## DATA PROVIDED:
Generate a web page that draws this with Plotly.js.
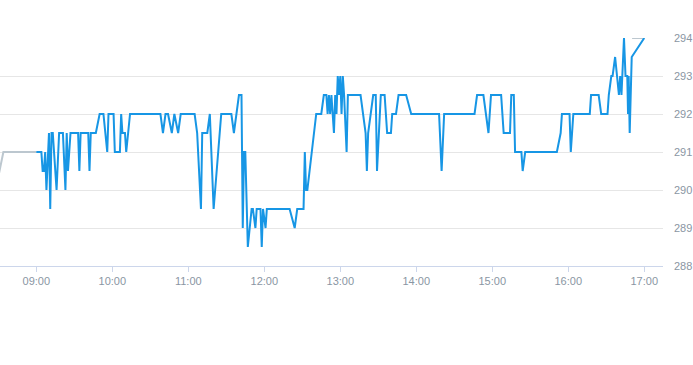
<!DOCTYPE html>
<html>
<head>
<meta charset="utf-8">
<script src="https://cdn.plot.ly/plotly-3.0.1.min.js"></script>
<style>
  html, body { margin: 0; padding: 0; background: #ffffff; }
  #chart { width: 693px; height: 365px; }
</style>
</head>
<body>
<div id="chart"></div>
<script>
var day = "2024-01-02 ";

// Pre-market (grey) segment
var preTimes = ["08:30", "08:34", "09:00"];
var preValues = [290.35, 291, 291];

// Main session (blue)
var mainTimes = [
  "09:00","09:04","09:05","09:06","09:07","09:08","09:10","09:11","09:12","09:13",
  "09:16","09:18","09:21","09:23","09:24","09:25","09:27","09:33","09:34","09:35",
  "09:41","09:42","09:43","09:47","09:50","09:53","09:56","09:57","10:01","10:02",
  "10:06","10:07","10:08","10:10","10:11","10:14","10:38","10:40","10:42","10:44",
  "10:47","10:49","10:52","10:54","11:05","11:07","11:10","11:11","11:15","11:17",
  "11:20","11:26","11:34","11:36","11:40","11:42","11:43","11:44","11:45","11:47",
  "11:50","11:51","11:53","11:54","11:57","11:58","11:59","12:01","12:02","12:20",
  "12:24","12:26","12:31","12:32","12:33","12:34","12:41","12:45","12:47","12:49",
  "12:50","12:51","12:52","12:53","12:55","12:56","12:57","12:58","12:59","13:00",
  "13:01","13:02","13:03","13:05","13:06","13:16","13:20","13:21","13:22","13:26",
  "13:28","13:29","13:32","13:35","13:37","13:40","13:41","13:44","13:46","13:52",
  "13:56","14:18","14:20","14:22","14:46","14:48","14:53","14:57","14:59","15:07",
  "15:09","15:14","15:15","15:17","15:18","15:23","15:24","15:26","15:51","15:54",
  "15:55","16:01","16:02","16:04","16:17","16:18","16:24","16:26","16:31","16:32",
  "16:34","16:35","16:37","16:40","16:41","16:42","16:44","16:45:12","16:46:36","16:47:12",
  "16:47:42","16:48:30","16:50:06","17:00"
];
var mainValues = [
  291,291,290.5,290.5,291,290,291.5,289.5,291.5,291.5,
  290,291.5,291.5,290,291.5,290.5,291.5,291.5,290.5,291.5,
  291.5,290.5,291.5,291.5,292,292,291,292,292,291,
  291,292,291.5,291.5,291,292,292,291.5,292,292,
  291.5,292,291.5,292,292,291.5,289.5,291.5,291.5,292,
  289.5,292,292,291.5,292.5,292.5,289,291,291,288.5,
  289.5,289.5,289,289.5,289.5,288.5,289.5,289,289.5,289.5,
  289,289.5,289.5,291,290,290,292,292,292.5,292.5,
  292,292.5,292,292.5,291.5,292.5,292,293,292.5,293,
  292,293,292.5,291,292.5,292.5,291.5,290.5,291.5,292.5,
  292.5,290.5,292.5,292.5,291.5,291.5,292,292,292.5,292.5,
  292,292,290.5,292,292,292.5,292.5,291.5,292.5,292.5,
  291.5,291.5,292.5,292.5,291,291,290.5,291,291,291.5,
  292,292,291,292,292,292.5,292.5,292,292,292.5,
  293,293,293.5,292.5,293,292.5,294,293,293,292,
  293,291.5,293.5,294
];

// Post segment (grey)
var postTimes = ["16:50:24", "17:00"];
var postValues = [294, 294];

function withDay(arr) { return arr.map(function (t) { return day + t; }); }

var traces = [
  {
    x: withDay(preTimes), y: preValues, type: "scatter", mode: "lines",
    line: { color: "#bcc7cf", width: 2 }, hoverinfo: "skip"
  },
  {
    x: withDay(postTimes), y: postValues, type: "scatter", mode: "lines",
    line: { color: "#bcc7cf", width: 2 }, hoverinfo: "skip"
  },
  {
    x: withDay(mainTimes), y: mainValues, type: "scatter", mode: "lines",
    line: { color: "#1796e5", width: 2 }, hoverinfo: "skip"
  }
];

var layout = {
  width: 693, height: 365,
  margin: { l: 0, r: 30, t: 38, b: 99, pad: 0 },
  paper_bgcolor: "#ffffff", plot_bgcolor: "#ffffff",
  showlegend: false,
  hovermode: false,
  font: { family: "Liberation Sans, Arial, sans-serif", size: 11, color: "#8a96a3" },
  xaxis: {
    type: "date",
    range: [day + "08:31:20", day + "17:14:48"],
    tickformat: "%H:%M",
    dtick: 3600000,
    tick0: day + "09:00",
    showgrid: false,
    zeroline: false,
    showline: true, linecolor: "#ccd6eb", linewidth: 1,
    ticks: "outside", ticklen: 5, tickcolor: "#ccd6eb", tickwidth: 1,
    tickfont: { size: 11, color: "#8a96a3" },
    fixedrange: true
  },
  yaxis: {
    side: "right",
    range: [288, 294],
    dtick: 1, tick0: 288,
    showgrid: true, gridcolor: "#e6e6e6", gridwidth: 1,
    zeroline: false, showline: false,
    ticks: "", ticklabelstandoff: 10,
    tickfont: { size: 11, color: "#8a96a3" },
    fixedrange: true
  }
};

Plotly.newPlot("chart", traces, layout, { staticPlot: true, displayModeBar: false });
</script>
</body>
</html>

## SET TASK:
Write out each line of the listing above, exactly, from its first line to the line holding "var preValues = [290.35, 291, 291];", inclusive. Skip the pictures.

## EXERCISE OUTPUT:
Generate a web page that draws this with Plotly.js.
<!DOCTYPE html>
<html>
<head>
<meta charset="utf-8">
<script src="https://cdn.plot.ly/plotly-3.0.1.min.js"></script>
<style>
  html, body { margin: 0; padding: 0; background: #ffffff; }
  #chart { width: 693px; height: 365px; }
</style>
</head>
<body>
<div id="chart"></div>
<script>
var day = "2024-01-02 ";

// Pre-market (grey) segment
var preTimes = ["08:30", "08:34", "09:00"];
var preValues = [290.35, 291, 291];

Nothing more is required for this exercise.